How to start learning about algorithms

After writing yesterday’s post, I was thinking about how much students should know about algorithms if they are to have a basic understanding of how AI works. Is it enough to tell them an algorithm is a set of instructions?

So I turned, as I often do, to Khan Academy — a free online learning site that often helps me through my lack of a mathematics background. I found a set of three short lessons, starting with a video.

Screenshot from Khan Academy video

In the introductory video, “What is an algorithm and why should you care?”, we see various practical uses of algorithms, followed by the statement above, and a brief description of how route finding works — what Google Maps does when it gives you directions. Route finding is often used as an example of accepting a “good enough” output for the sake of speed (that is, efficiency).

Watching the animation, we comprehend that the computer is following a set of instructions to determine a good route for a delivery truck with 25 stops to make. We see the process of the algorithm at work, rather than seeing formulas and equations.

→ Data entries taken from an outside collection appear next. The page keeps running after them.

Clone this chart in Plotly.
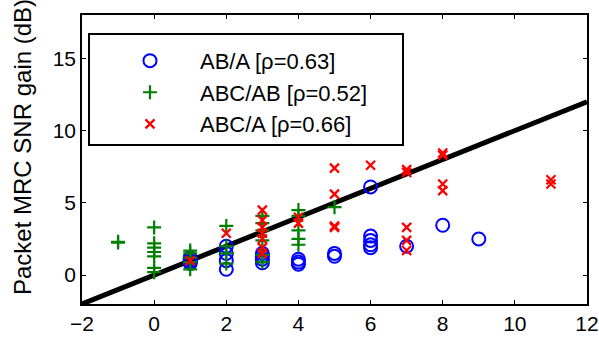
import plotly.graph_objects as go

# AB/A (blue circles)
ab_a_x = [1, 1, 1, 1, 1, 2, 2, 2, 2, 3, 3, 3, 3, 4, 4, 4, 5, 5, 6, 6, 6, 6, 6, 7, 8, 9]
ab_a_y = [0.8, 0.9, 1.0, 1.1, 1.2, 2.0, 1.5, 1.0, 0.4, 1.5, 1.3, 1.1, 0.85, 1.1, 0.9, 0.75,
          1.5, 1.3, 6.1, 2.7, 2.4, 2.1, 1.9, 2.0, 3.45, 2.5]

# ABC/AB (green plus)
abc_ab_x = [-1, -1, 0, 0, 0, 0, 0, 0, 0, 1, 1, 1, 1, 1, 2, 2, 2, 2,
            3, 3, 3, 3, 3, 3, 4, 4, 4, 4, 4, 5]
abc_ab_y = [2.3, 2.25, 3.3, 2.2, 1.9, 1.6, 1.3, 0.5, 0.2, 1.7, 1.5, 1.2, 0.9, 0.4,
            3.4, 2.0, 1.5, 0.8, 4.1, 3.6, 3.1, 2.4, 1.4, 0.9, 4.5, 4.1, 3.1, 2.5, 2.1, 4.7]

# ABC/A (red x)
abc_a_x = [1, 2, 3, 3, 3, 3, 3, 3, 3, 4, 4, 5, 5, 5, 5, 6, 7, 7, 7, 7, 7,
           8, 8, 8, 8, 11, 11]
abc_a_y = [1.0, 2.9, 4.5, 3.8, 3.3, 2.9, 2.5, 1.9, 1.5, 4.0, 3.6, 7.4, 5.6, 3.4, 3.3, 7.6,
           7.3, 7.1, 3.3, 2.4, 1.7, 8.45, 8.3, 6.3, 5.85, 6.6, 6.3]

# reference line y = x
ref_x = [-2, 12]
ref_y = [-2, 12]

labels = ["AB/A [ρ=0.63]", "ABC/AB [ρ=0.52]", "ABC/A [ρ=0.66]"]
y_title = "Packet MRC SNR gain (dB)"

x_ticks = [-2, 0, 2, 4, 6, 8, 10, 12]
y_ticks = [0, 5, 10, 15]

FONT = "Liberation Sans, Arial, Helvetica, sans-serif"

fig = go.Figure()
fig.add_trace(go.Scatter(x=ref_x, y=ref_y, mode="lines",
                         line=dict(color="black", width=5), showlegend=False,
                         hoverinfo="skip"))
fig.add_trace(go.Scatter(x=ab_a_x, y=ab_a_y, mode="markers", name=labels[0],
                         marker=dict(symbol="circle-open", size=13, color="#0000ff",
                                     line=dict(width=2, color="#0000ff"))))
fig.add_trace(go.Scatter(x=abc_ab_x, y=abc_ab_y, mode="markers", name=labels[1],
                         marker=dict(symbol="cross-thin-open", size=10, color="#008000",
                                     line=dict(width=2.2, color="#008000"))))
fig.add_trace(go.Scatter(x=abc_a_x, y=abc_a_y, mode="markers", name=labels[2],
                         marker=dict(symbol="x-thin-open", size=9, color="#ff0000",
                                     line=dict(width=2.3, color="#ff0000"))))

axis_common = dict(showline=True, linecolor="black", linewidth=1.5, mirror="allticks",
                   ticks="inside", ticklen=4, tickwidth=1, tickcolor="black",
                   showgrid=False, zeroline=False, automargin=False,
                   tickfont=dict(family=FONT, size=21, color="black"))

fig.update_layout(
    width=599, height=337, autosize=False,
    margin=dict(l=82, r=12, t=15, b=33, pad=0),
    paper_bgcolor="white", plot_bgcolor="white",
    font=dict(family=FONT, size=21, color="black"),
    xaxis=dict(range=[-2, 12], tickvals=x_ticks, **axis_common),
    yaxis=dict(range=[-2, 18], tickvals=y_ticks, **axis_common),
    legend=dict(x=0.0356, y=0.914, xanchor="left", yanchor="top",
                bgcolor="rgba(0,0,0,0)", borderwidth=0,
                font=dict(family=FONT, size=22, color="black"),
                itemwidth=90, traceorder="normal"),
    annotations=[dict(text=y_title, textangle=-90, xref="paper", yref="paper",
                      x=-(82 - 22) / 505, y=(304 - 147) / 289,
                      xanchor="center", yanchor="middle", showarrow=False,
                      font=dict(family=FONT, size=24, color="black"))],
    shapes=[dict(type="rect", xref="paper", yref="paper",
                 x0=(89 - 82) / 505, x1=(403 - 82) / 505,
                 y0=(304 - 145) / 289, y1=(304 - 34) / 289,
                 line=dict(color="black", width=2), fillcolor="rgba(0,0,0,0)",
                 layer="above")],
)

fig.write_html("out.html")
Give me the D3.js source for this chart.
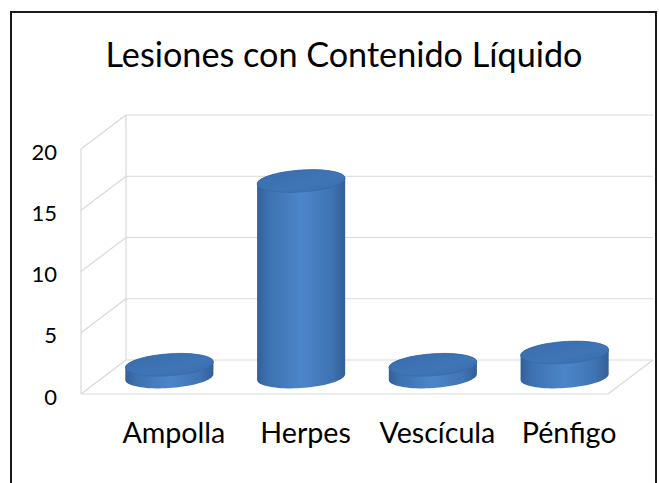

I love that the video also shows us, with animation, how the efficiency of an algorithm is calculated.

The second lesson, “A guessing game,” demonstrates binary search (an algorithm) by allowing you to discover it interactively. Wonderful!

The third lesson, “Route-finding,” is much more reading intensive. It explains the algorithm in terms of solving a maze. Without knowing the exact path to solve the maze, the algorithm can “know” which choice for its next step takes it closer to the goal (the center of the maze). I don’t consider this lesson very helpful, but that’s because I saw a much better explanation of maze-solving algorithms here:

Start video at 54:35 for demo of the greedy best-first search algorithm

I am continually amazed and humbled by the variety of ways in which people teach these concepts. More important, I realize how some ways of explaining a concept are not at all effective — for me, at least — and another way of explaining makes it clear as crystal.

So, how much should students know about algorithms, if they are to have a general understanding of AI? I think a good start would be to watch and discuss the introductory Khan Academy video, and also to see a further visual (probably animated) representation of another kind of algorithm at work.